Título: Medidas do governo para economia têm acertos e riscos
Autor:
Fonte: Valor Econômico, 01/10/2012, Opinião, p. A14

Os últimos atos do governo, voltados para estimular os investimentos e, portanto, aumentar a oferta de bens e serviços, mostram que a presidente Dilma Rousseff e sua equipe identificaram corretamente que, hoje, o maior problema para a expansão da economia, com estabilidade, está na restrição da oferta, e não no excesso da demanda.

Ao retomar o programa de concessões de serviços públicos para exploração por empresas privadas - até o momento restrito a rodovias e ferrovias, mas que deve ser estendido para aeroportos e portos - também fica evidente que o governo compreendeu as limitações do Estado para tocar empreendimentos de larga envergadura e decidiu superá-las, de forma pragmática, numa parceria com empresas privadas.

Quando, em março deste ano, ouviu de um grupo de empresários o relato das razões pelas quais eles pararam de investir no aumento da produção, a presidente determinou aos seus assessores que começassem a avaliar a possibilidade de medidas para reduzir custos de produção, começando pela tarifa de energia elétrica. O corte da tarifa foi anunciado recentemente e começa a vigorar em 2013.

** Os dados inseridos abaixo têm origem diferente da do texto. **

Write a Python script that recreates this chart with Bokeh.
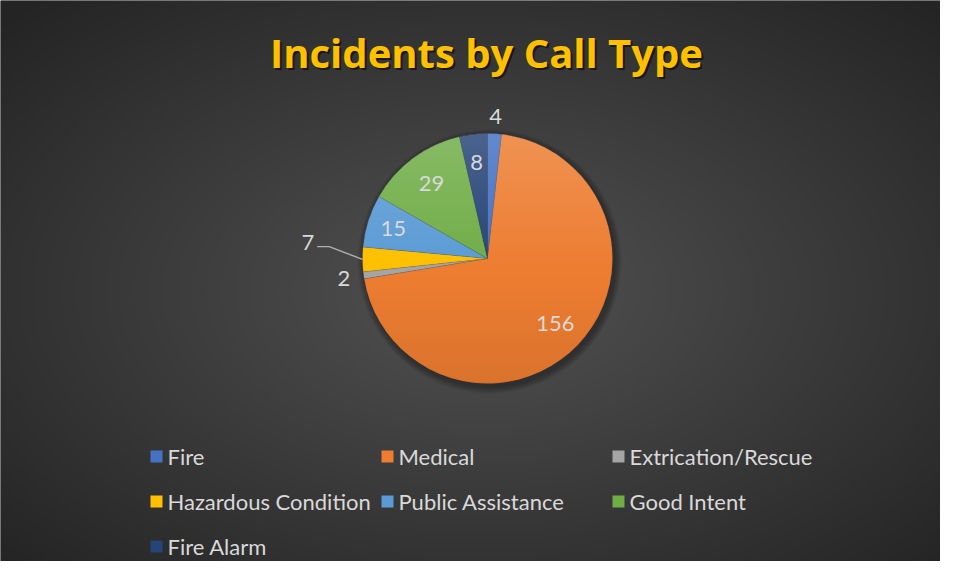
import numpy as np
from bokeh.plotting import figure
from bokeh.models import Range1d
from bokeh.core.properties import value
from bokeh.embed import file_html
from bokeh.resources import INLINE

# ---- data ----
title_text = "Incidents by Call Type"
categories = ["Fire", "Medical", "Extrication/Rescue", "Hazardous Condition",
              "Public Assistance", "Good Intent", "Fire Alarm"]
counts = [4, 156, 2, 7, 15, 29, 8]
colors = ["#4472C4", "#ED7D31", "#A5A5A5", "#FFC000", "#5B9BD5", "#70AD47", "#264478"]

# ---- layout / style ----
W, H = 940, 561
CX, CY = 487, H - 258          # pie centre in data (=screen px) units
R = 125
FONT = "Lato"
LABEL_COLOR = "#D9D9D9"
label_r = [1.14, 0.75, 1.16, None, 0.79, 0.75, 0.77]   # None -> leader line

p = figure(width=W, height=H, x_range=Range1d(0, W), y_range=Range1d(0, H),
           output_backend="svg", toolbar_location=None, min_border=0,
           outline_line_color=None, background_fill_color="#2b2b2b",
           border_fill_color="#2b2b2b")
p.xaxis.visible = False
p.yaxis.visible = False
p.grid.visible = False

# background radial gradient
bh, bw = H // 3, W // 3
yy, xx = np.mgrid[0:bh, 0:bw]
gx = (xx + 0.5) / bw * W
gy = (yy + 0.5) / bh * H
d = np.sqrt(((gx - 480) / (W / 2)) ** 2 + ((gy - (H - 291)) / (H / 2)) ** 2) / np.sqrt(2)
d = np.clip(d, 0, 1)
c = (82 - (82 - 36) * d).astype(np.uint8)
bg = np.empty((bh, bw), dtype=np.uint32)
v = bg.view(dtype=np.uint8).reshape((bh, bw, 4))
v[..., 0] = c
v[..., 1] = c
v[..., 2] = c
v[..., 3] = 255
p.image_rgba(image=[bg], x=0, y=0, dw=W, dh=H)

# pie shadow
for k in range(7):
    p.circle(x=[CX + 2], y=[CY - 3], radius=R + 7 - k, radius_units="screen",
             fill_color="black", fill_alpha=0.05, line_color=None)

# slices
total = float(sum(counts))
cum = np.concatenate([[0], np.cumsum(counts)])
start = np.pi / 2 - cum[:-1] / total * 2 * np.pi
end = np.pi / 2 - cum[1:] / total * 2 * np.pi
p.wedge(x=CX, y=CY, radius=R, radius_units="screen",
        start_angle=start, end_angle=end, direction="clock",
        fill_color=colors, line_color="#404040", line_width=0.5, line_alpha=0.3)

# slice shading overlay (lighter top, darker bottom)
n = 2 * R
yy, xx = np.mgrid[0:n, 0:n]
rx = xx + 0.5 - R
ry = yy + 0.5 - R
inside = (rx ** 2 + ry ** 2) <= R ** 2
f = (yy + 0.5) / n  # 0 bottom -> 1 top
ov = np.zeros((n, n), dtype=np.uint32)
ovv = ov.view(dtype=np.uint8).reshape((n, n, 4))
white = f > 0.45
alpha = np.where(white, 0.17 * (f - 0.45) / 0.55, 0.08 * (0.45 - f) / 0.45)
ovv[..., 0] = np.where(white, 255, 0)
ovv[..., 1] = np.where(white, 255, 0)
ovv[..., 2] = np.where(white, 255, 0)
ovv[..., 3] = (alpha * 255 * inside).astype(np.uint8)
p.image_rgba(image=[ov], x=CX - R, y=CY - R, dw=n, dh=n)

# data labels
mid = (start + end) / 2
lx, ly, lt = [], [], []
for i, cnt in enumerate(counts):
    if label_r[i] is None:
        ex, ey = CX + R * np.cos(mid[i]), CY + R * np.sin(mid[i])
        a2 = mid[i] - np.radians(4.7)
        bx, by = CX + 1.27 * R * np.cos(a2), CY + 1.27 * R * np.sin(a2)
        p.line(x=[ex, bx, bx - 12], y=[ey, by, by], line_color="#B0B0B0", line_width=1.4)
        p.text(x=[bx - 15], y=[by + 4], text=[str(cnt)], text_align="right",
               text_baseline="middle", text_font=value(FONT), text_font_size="22px",
               text_color=LABEL_COLOR)
    else:
        lx.append(CX + label_r[i] * R * np.cos(mid[i]))
        ly.append(CY + label_r[i] * R * np.sin(mid[i]))
        lt.append(str(cnt))
p.text(x=lx, y=ly, text=lt, text_align="center", text_baseline="middle",
       text_font=value(FONT), text_font_size="22px", text_color=LABEL_COLOR)

# title with shadow
p.text(x=[486 + 2], y=[H - 54], text=[title_text], text_align="center",
       text_baseline="middle", text_font=value("Open Sans"), text_font_style="bold",
       text_font_size="40px", text_color="black", text_alpha=0.55)
p.text(x=[486], y=[H - 52], text=[title_text], text_align="center",
       text_baseline="middle", text_font=value("Open Sans"), text_font_style="bold",
       text_font_size="40px", text_color="#FFC000")

# legend
col_x = [150, 381, 612]
row_y = [H - 456, H - 501, H - 546]
sx, sy, tx, ty = [], [], [], []
for i, cat in enumerate(categories):
    cx_ = col_x[i % 3]
    cy_ = row_y[i // 3]
    sx.append(cx_ + 6)
    sy.append(cy_)
    tx.append(cx_ + 17)
    ty.append(cy_)
p.rect(x=sx, y=sy, width=12, height=12, width_units="screen", height_units="screen",
       fill_color=colors, line_color=None)
p.text(x=tx, y=ty, text=categories, text_align="left", text_baseline="middle",
       text_font=value(FONT), text_font_size="22px", text_color=LABEL_COLOR)

open("out.html", "w").write(file_html(p, INLINE))
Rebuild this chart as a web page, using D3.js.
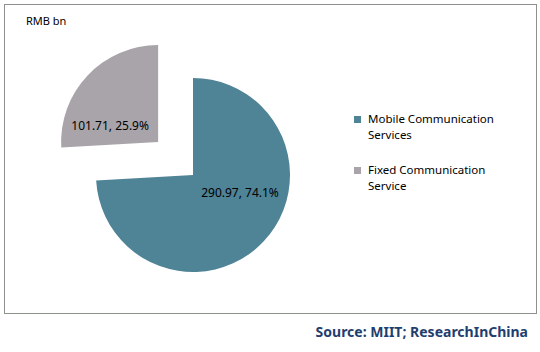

Constatou-se, ainda, que a carga tributária foi longe demais, retirando competitividade das empresas domésticas. E o governo começou a desonerar as empresas da tributação sobre folha de pagamentos, transferindo o imposto para o faturamento, e trabalha, agora, numa reforma do ICMS e do PIS/Cofins.

Os empresários, naquela ocasião, fizeram queixas da excessiva valorização da taxa de câmbio e da taxa de juros, esta já estava em processo de queda, mas ainda muito alta. O real, desde então, teve depreciação da ordem de 25%. Se isso ocorreu por ação do Banco Central e do Ministério da Fazenda ou pelas péssimas condições da economia global, não está claro, mas o certo é que, na sequência, a taxa parou de flutuar.

Os juros básicos caíram para um nível recorde de 7,5% ao ano e, ainda que por forte pressão de Brasília, os bancos públicos e privados reduziram o custo do dinheiro para o tomador final. Há espaço para mais reduções e o ministro da Fazenda, Guido Mantega, encarregou-se de prosseguir nessa agenda.

A inflação, medida pelo IPCA, convergia em direção ao centro da meta (de 4,5%), mesmo com os cortes da taxa Selic, até que o aumento dos preços dos grãos no mercado internacional, de julho para cá, produziu um choque de oferta, interrompendo a trajetória de queda dos índices de preços. Segundo as últimas projeções do BC, esse choque deve elevar o IPCA neste ano para 5,2%.

O fato é que, vendo o investimento na economia desabar, o governo se movimentou na direção certa, de aumentar a oferta. Os vários e importantes acertos no atacado não escondem, porém, problemas do dia a dia da política econômica que podem comprometer os resultados globais.

Dilma Rousseff tem apreço pelo setor produtivo e não medirá esforços, legítimos, para levantar a indústria em recessão. Não se pode tirar do país o direito de se defender dos efeitos das políticas adotadas por um mundo em crise. O caminho de uma taxa de câmbio quase fixa, porém, não necessariamente fará dessa uma opção exitosa.

Outras iniciativas também são de vantagem duvidosa. A elevação das tarifas de importação sobre uma centena de produtos pode ter efeito contraproducente, à medida que encarece a própria modernização da indústria.

O avanço sobre os bancos públicos para que cortem juros e tarifas - forma de persuasão para que as instituições privadas façam o mesmo - é preocupante. Basta um olhar para o passado não muito distante - nos anos 90 Caixa Econômica Federal e Banco do Brasil tiveram que ser socorridos pelo Tesouro Nacional - para se temer o desfecho dessa ação.

Ao mostrar tolerância com uma inflação mais alta e sair em defesa da estabilidade das taxas de juros (Selic) ao longo de 2013, o governo joga mais ruídos do que luzes no debate sobre o abandono ou não do tripé macroeconômico, sustentado por câmbio flutuante, superávit fiscal e metas para a inflação. O câmbio já não flutua e o superávit fiscal não é mais o mesmo.

Já é tempo, no entanto, de o país ter uma política monetária normal, ajustada aos ciclos econômicos e destinada a controlar a inflação - que há 13 anos se mantém na média de 5,5% -, em que os juros sobem ou caem, de forma moderada, sem que isso gere discussões apaixonadas e desconforto no próprio governo.